BEGIN Raw data

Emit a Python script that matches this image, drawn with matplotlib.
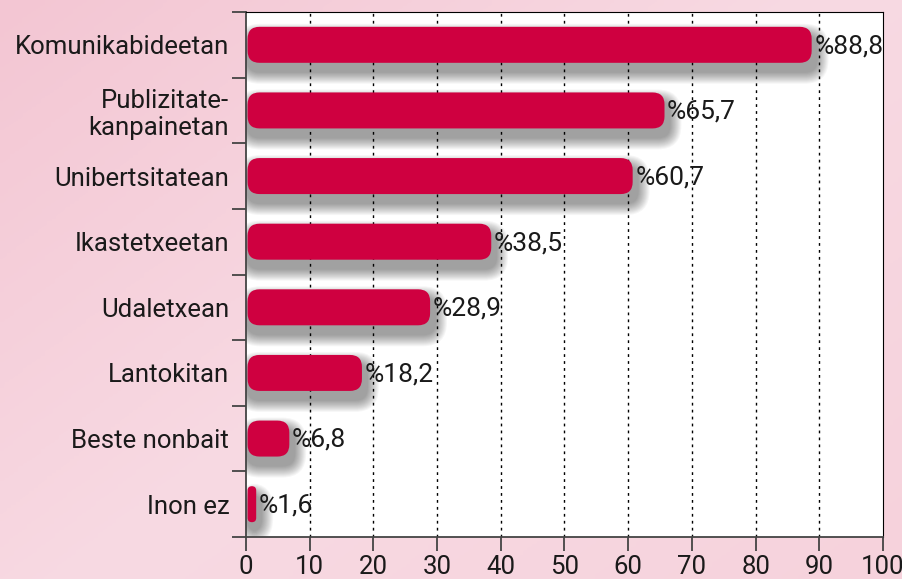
import numpy as np
import matplotlib
matplotlib.use('Agg')
from matplotlib import pyplot as plt
from matplotlib.patches import FancyBboxPatch
from matplotlib.colors import LinearSegmentedColormap

categories = ['Komunikabideetan', 'Publizitate-\nkanpainetan', 'Unibertsitatean',
              'Ikastetxeetan', 'Udaletxean', 'Lantokitan', 'Beste nonbait', 'Inon ez']
values = [88.8, 65.7, 60.7, 38.5, 28.9, 18.2, 6.8, 1.6]
labels = ['%88,8', '%65,7', '%60,7', '%38,5', '%28,9', '%18,2', '%6,8', '%1,6']
xticks = [0, 10, 20, 30, 40, 50, 60, 70, 80, 90, 100]

plt.rcParams['font.family'] = ['Roboto', 'DejaVu Sans']

fig = plt.figure(figsize=(9.03, 5.79), dpi=100)

# pink gradient background
bg = fig.add_axes([0, 0, 1, 1], zorder=-10)
gx, gy = np.meshgrid(np.linspace(0, 1, 200), np.linspace(0, 1, 200))
grad = 0.55 * gx + 0.45 * gy
cmap = LinearSegmentedColormap.from_list('pk', ['#F3C6D3', '#F8DAE3', '#F6D2DC'])
bg.imshow(grad, cmap=cmap, aspect='auto', extent=[0, 1, 0, 1], origin='upper')
bg.axis('off')

W, H = 903, 579
left, right, top, bottom = 246, 883, 12, 537
ax = fig.add_axes([left / W, 1 - bottom / H, (right - left) / W, (bottom - top) / H])
ax.set_facecolor('white')

n = len(categories)
ys = np.arange(n)
ax.set_xlim(0, 100)
ax.set_ylim(n - 0.5, -0.5)

# px per data unit
px_x = (right - left) / 100.0
px_y = (bottom - top) / n
aspect = px_x / px_y
bar_h = 36 / px_y
r = 12 / px_x

for y, v, lbl in zip(ys, values, labels):
    # soft shadow: stacked translucent rounded boxes, shifted down
    nl = 12
    for k in range(nl):
        g = (nl - k) * 1.0  # growth in px
        w = v + (3 + 2 * g) / px_x
        sh = FancyBboxPatch((0.3 - g / px_x, y - bar_h / 2 + (9 - g) / px_y),
                            w, bar_h + 2 * g / px_y,
                            boxstyle='round,pad=0,rounding_size=%f' % (r + g / px_x),
                            mutation_aspect=aspect, fc='black', ec='none',
                            alpha=0.035, zorder=2, clip_on=True)
        ax.add_patch(sh)
    p = FancyBboxPatch((0.25, y - bar_h / 2), v - 0.25, bar_h,
                       boxstyle='round,pad=0,rounding_size=%f' % min(r, (v - 0.25) / 2),
                       mutation_aspect=aspect, fc='#CF0040', ec='none', zorder=3)
    ax.add_patch(p)
    ax.text(v + 0.4, y + 0.02, lbl, va='center', ha='left',
            fontsize=19, color='#1a1a1a', zorder=4)

ax.set_xticks(xticks)
ax.set_xticklabels([str(t) for t in xticks], fontsize=18.5, color='#1a1a1a')
ax.tick_params(axis='x', length=10, width=1.3, color='#444444', pad=3)
ax.set_yticks(ys)
ax.set_yticklabels(categories, fontsize=18.5, color='#1a1a1a', linespacing=1.15)
ax.tick_params(axis='y', which='major', length=0, pad=12)
ax.set_yticks(np.arange(-0.5, n, 1), minor=True)
ax.tick_params(axis='y', which='minor', length=10, width=1.3, color='#444444')

for t in xticks[1:-1]:
    ax.axvline(t, color='black', lw=1, ls=(0, (2, 3)), zorder=1)

ax.spines['left'].set_color('#444444')
ax.spines['left'].set_linewidth(1.3)
ax.spines['bottom'].set_color('#444444')
ax.spines['bottom'].set_linewidth(1.3)
ax.spines['top'].set_color('black')
ax.spines['right'].set_color('black')

fig.savefig('out.png', dpi=100)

END Raw data

#### What is being asked
Copy the data word for word. Pictures do not go in the copy.

#### Task output
Emit a Python script that matches this image, drawn with matplotlib.
import numpy as np
import matplotlib
matplotlib.use('Agg')
from matplotlib import pyplot as plt
from matplotlib.patches import FancyBboxPatch
from matplotlib.colors import LinearSegmentedColormap

categories = ['Komunikabideetan', 'Publizitate-\nkanpainetan', 'Unibertsitatean',
              'Ikastetxeetan', 'Udaletxean', 'Lantokitan', 'Beste nonbait', 'Inon ez']
values = [88.8, 65.7, 60.7, 38.5, 28.9, 18.2, 6.8, 1.6]
labels = ['%88,8', '%65,7', '%60,7', '%38,5', '%28,9', '%18,2', '%6,8', '%1,6']
xticks = [0, 10, 20, 30, 40, 50, 60, 70, 80, 90, 100]

plt.rcParams['font.family'] = ['Roboto', 'DejaVu Sans']

fig = plt.figure(figsize=(9.03, 5.79), dpi=100)

# pink gradient background
bg = fig.add_axes([0, 0, 1, 1], zorder=-10)
gx, gy = np.meshgrid(np.linspace(0, 1, 200), np.linspace(0, 1, 200))
grad = 0.55 * gx + 0.45 * gy
cmap = LinearSegmentedColormap.from_list('pk', ['#F3C6D3', '#F8DAE3', '#F6D2DC'])
bg.imshow(grad, cmap=cmap, aspect='auto', extent=[0, 1, 0, 1], origin='upper')
bg.axis('off')

W, H = 903, 579
left, right, top, bottom = 246, 883, 12, 537
ax = fig.add_axes([left / W, 1 - bottom / H, (right - left) / W, (bottom - top) / H])
ax.set_facecolor('white')

n = len(categories)
ys = np.arange(n)
ax.set_xlim(0, 100)
ax.set_ylim(n - 0.5, -0.5)

# px per data unit
px_x = (right - left) / 100.0
px_y = (bottom - top) / n
aspect = px_x / px_y
bar_h = 36 / px_y
r = 12 / px_x

for y, v, lbl in zip(ys, values, labels):
    # soft shadow: stacked translucent rounded boxes, shifted down
    nl = 12
    for k in range(nl):
        g = (nl - k) * 1.0  # growth in px
        w = v + (3 + 2 * g) / px_x
        sh = FancyBboxPatch((0.3 - g / px_x, y - bar_h / 2 + (9 - g) / px_y),
                            w, bar_h + 2 * g / px_y,
                            boxstyle='round,pad=0,rounding_size=%f' % (r + g / px_x),
                            mutation_aspect=aspect, fc='black', ec='none',
                            alpha=0.035, zorder=2, clip_on=True)
        ax.add_patch(sh)
    p = FancyBboxPatch((0.25, y - bar_h / 2), v - 0.25, bar_h,
                       boxstyle='round,pad=0,rounding_size=%f' % min(r, (v - 0.25) / 2),
                       mutation_aspect=aspect, fc='#CF0040', ec='none', zorder=3)
    ax.add_patch(p)
    ax.text(v + 0.4, y + 0.02, lbl, va='center', ha='left',
            fontsize=19, color='#1a1a1a', zorder=4)

ax.set_xticks(xticks)
ax.set_xticklabels([str(t) for t in xticks], fontsize=18.5, color='#1a1a1a')
ax.tick_params(axis='x', length=10, width=1.3, color='#444444', pad=3)
ax.set_yticks(ys)
ax.set_yticklabels(categories, fontsize=18.5, color='#1a1a1a', linespacing=1.15)
ax.tick_params(axis='y', which='major', length=0, pad=12)
ax.set_yticks(np.arange(-0.5, n, 1), minor=True)
ax.tick_params(axis='y', which='minor', length=10, width=1.3, color='#444444')

for t in xticks[1:-1]:
    ax.axvline(t, color='black', lw=1, ls=(0, (2, 3)), zorder=1)

ax.spines['left'].set_color('#444444')
ax.spines['left'].set_linewidth(1.3)
ax.spines['bottom'].set_color('#444444')
ax.spines['bottom'].set_linewidth(1.3)
ax.spines['top'].set_color('black')
ax.spines['right'].set_color('black')

fig.savefig('out.png', dpi=100)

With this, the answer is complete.